Sermons

Summary: The sixth of a Fall 2005 series through Acts

How well do you listen? We are going to find out this morning! I need 7 volunteers to help me with this. Let’s see…(I ‘volunteered’ 7 people)

(3 persons were given a phrase on a 3x5 card to look at and then whisper into the ear of the person and so on and then finally to me. Following the exercise I briefly de-briefed the congregation as to the results and if they were successful in repeating the phrase accurately asked the congregation to suggest why they were with a key condition of little or no distractions as one key condition.)

There is in the rich tradition of stories about President Franklin Roosevelt, one that involves this issue of listening. It seems that the President decided one day to see if anybody was paying attention to what he was saying. As each person came up to him with an extended hand, he flashed that big smile and said, “I murdered my grandmother this morning.”

People would automatically respond with comments such as ‘How lovely!” or “Just continue with your great work!”

Nobody listened to what he was saying, except one foreign diplomat.

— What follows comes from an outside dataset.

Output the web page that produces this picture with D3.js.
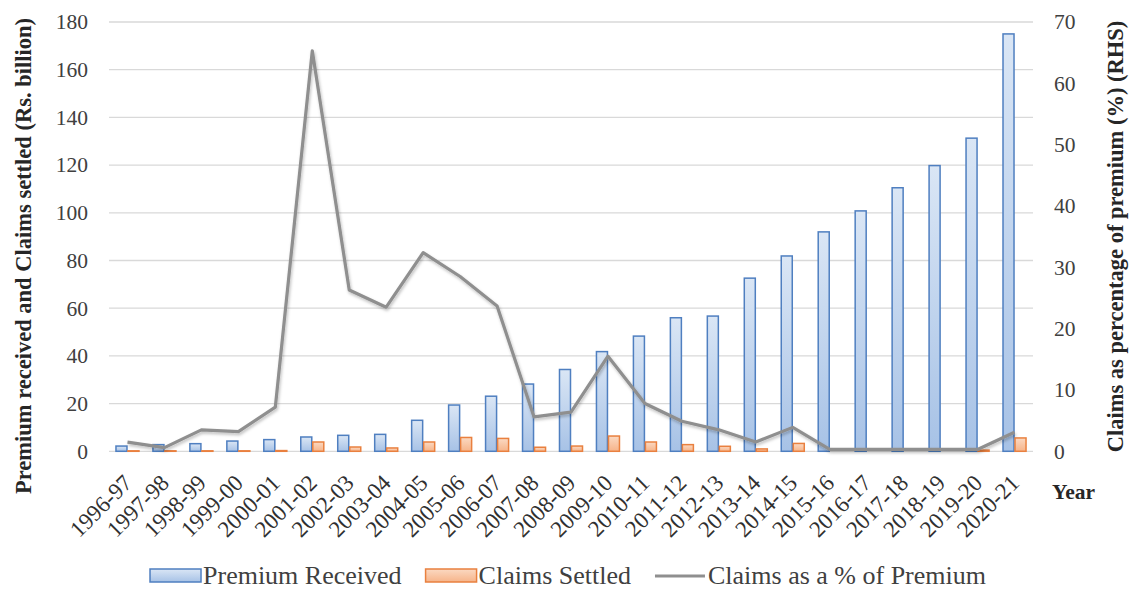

When the president said, “I murdered my grandmother this morning,” the diplomat responded softly, “I’m sure she had it coming.”

Listening is a key element of our main text for this morning. Now I was not sure what would happen in the situation that we have experienced this morning, but I thought that with no distractions that our group would do really well in correctly repeating what the first person had said.

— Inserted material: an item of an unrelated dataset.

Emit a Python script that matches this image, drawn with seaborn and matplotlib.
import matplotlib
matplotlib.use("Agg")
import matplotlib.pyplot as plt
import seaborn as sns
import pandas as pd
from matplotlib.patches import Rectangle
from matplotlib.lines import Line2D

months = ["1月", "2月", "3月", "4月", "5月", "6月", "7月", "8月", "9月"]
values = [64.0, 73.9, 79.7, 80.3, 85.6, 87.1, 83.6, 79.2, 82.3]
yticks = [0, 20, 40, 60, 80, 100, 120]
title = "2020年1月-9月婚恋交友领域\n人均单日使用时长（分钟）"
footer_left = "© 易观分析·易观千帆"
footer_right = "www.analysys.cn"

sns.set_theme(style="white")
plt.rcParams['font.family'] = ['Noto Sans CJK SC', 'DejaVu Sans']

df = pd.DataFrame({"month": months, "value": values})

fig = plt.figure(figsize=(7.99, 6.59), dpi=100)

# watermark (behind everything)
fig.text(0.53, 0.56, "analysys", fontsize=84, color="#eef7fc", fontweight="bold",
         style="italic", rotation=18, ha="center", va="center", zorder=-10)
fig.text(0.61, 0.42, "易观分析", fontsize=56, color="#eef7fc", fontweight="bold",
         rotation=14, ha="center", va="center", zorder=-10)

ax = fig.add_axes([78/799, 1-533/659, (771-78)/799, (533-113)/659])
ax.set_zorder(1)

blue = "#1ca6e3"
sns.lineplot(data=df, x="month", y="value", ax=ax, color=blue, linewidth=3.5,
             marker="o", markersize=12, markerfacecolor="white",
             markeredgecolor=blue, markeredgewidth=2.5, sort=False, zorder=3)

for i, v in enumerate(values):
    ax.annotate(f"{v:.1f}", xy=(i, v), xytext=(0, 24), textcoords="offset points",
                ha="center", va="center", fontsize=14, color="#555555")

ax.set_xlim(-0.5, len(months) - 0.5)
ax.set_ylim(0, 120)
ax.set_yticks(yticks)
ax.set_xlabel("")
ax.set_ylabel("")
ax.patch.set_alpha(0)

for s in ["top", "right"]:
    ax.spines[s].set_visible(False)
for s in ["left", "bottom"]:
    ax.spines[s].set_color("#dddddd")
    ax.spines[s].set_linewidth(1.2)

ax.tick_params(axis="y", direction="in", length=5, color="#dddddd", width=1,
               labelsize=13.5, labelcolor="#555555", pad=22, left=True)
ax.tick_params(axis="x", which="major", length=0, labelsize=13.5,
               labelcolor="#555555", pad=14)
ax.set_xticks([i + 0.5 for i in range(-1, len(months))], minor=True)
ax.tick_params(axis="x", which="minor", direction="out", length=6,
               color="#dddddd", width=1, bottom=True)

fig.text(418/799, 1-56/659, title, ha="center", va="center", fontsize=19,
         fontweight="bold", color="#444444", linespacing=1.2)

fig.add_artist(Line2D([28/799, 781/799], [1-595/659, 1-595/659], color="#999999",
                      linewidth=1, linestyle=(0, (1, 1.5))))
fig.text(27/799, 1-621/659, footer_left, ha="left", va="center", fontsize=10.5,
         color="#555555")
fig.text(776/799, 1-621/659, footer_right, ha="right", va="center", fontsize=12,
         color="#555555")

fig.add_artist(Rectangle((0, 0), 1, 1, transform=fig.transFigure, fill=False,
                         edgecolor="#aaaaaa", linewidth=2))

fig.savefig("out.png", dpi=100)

Listening is hard work and these days with all the newscasts on cable, the Internet, and now through satellite radio, we are bombarded with news 24 hours per day! But a study done several years ago by Andrew Stern of the University of California at Berkeley raises the issue of how much we listen to and what we remember.

Following a newscast, he phoned TV viewers of the broadcast. He found that 51% of those interviewed could not recall even one of the show’s 19 items. Furthermore, the average memory rate was one item.

Now the calls were made from immediately after the show’s sign-off to 3 and one half hours later. Surprisingly the lead story was the most remembered.

The ending material was the most frequently forgotten and was attributed by Stern on ‘disrupting factors’ such as dinner. He recommended that the newscasts be switched to 10:30 PM.

Well given the journalism culture of today, the headlines are given every 15 to 30 minutes these days! So do we remember all that news? Do we listen to it?

However, in our main passage, Acts 8:26-40 we see good listening take place because Philip listens to the Spirit and then does what He says to do. And I would suggest this morning that Philip was effective in aiding the Ethiopian official to come to faith because he made listening to the Holy Spirit a habit of the heart. How do we make listening to the Holy Spirit a habit of the heart? Here are four ways we do so. (overhead 1)

First, we choose to make it a habit. Philip, the others named, and not named in Luke’s account up to this point chose to make listening to the Spirit a habit. We see this in the waiting described in chapters 1 and 2.

Jesus tells the disciples in Acts 1:4, to ’not leave Jerusalem, until the Father sends you what He promised.’ What was being sent was the Holy Spirit that comes, as we read in chapter 2, in great power to empower those waiting and worshipping the Lord.

The habit of waiting on the Lord is critical for us as we live for the Lord. And waiting is highly regarded in the Bible.

For example, we read in Isaiah 40:31, ‘But those who WAIT on the Lord will find new strength.’ Waiting is a choice and our attitude about waiting is critical as well. (Somewhere I hear the word ‘patience’ being spoken.)

To wait for the Lord, to wait for the Spirit to move, lead, and act is very important. I like what Henry Blackaby says about the need to ‘make major adjustments’ to our lives when we want to intentionally and rightfully experience God.

Listen to Blackaby for a moment on this point: ‘Sometimes as you begin making adjustments, God will require that you wait on Him. This is not because God cannot keep up with you or that He does not know what to do next. God is interested in a love relationship with you. Your waiting on Him develops your absolute dependence on Him. Your waiting on Him assures that you will act on His timing and not your own.’

Philip did this and it laid the groundwork for an effective life and witness for the Lord as we saw last week in our review of Acts 8:4-25 and now this week in the concluding segment of Acts 8.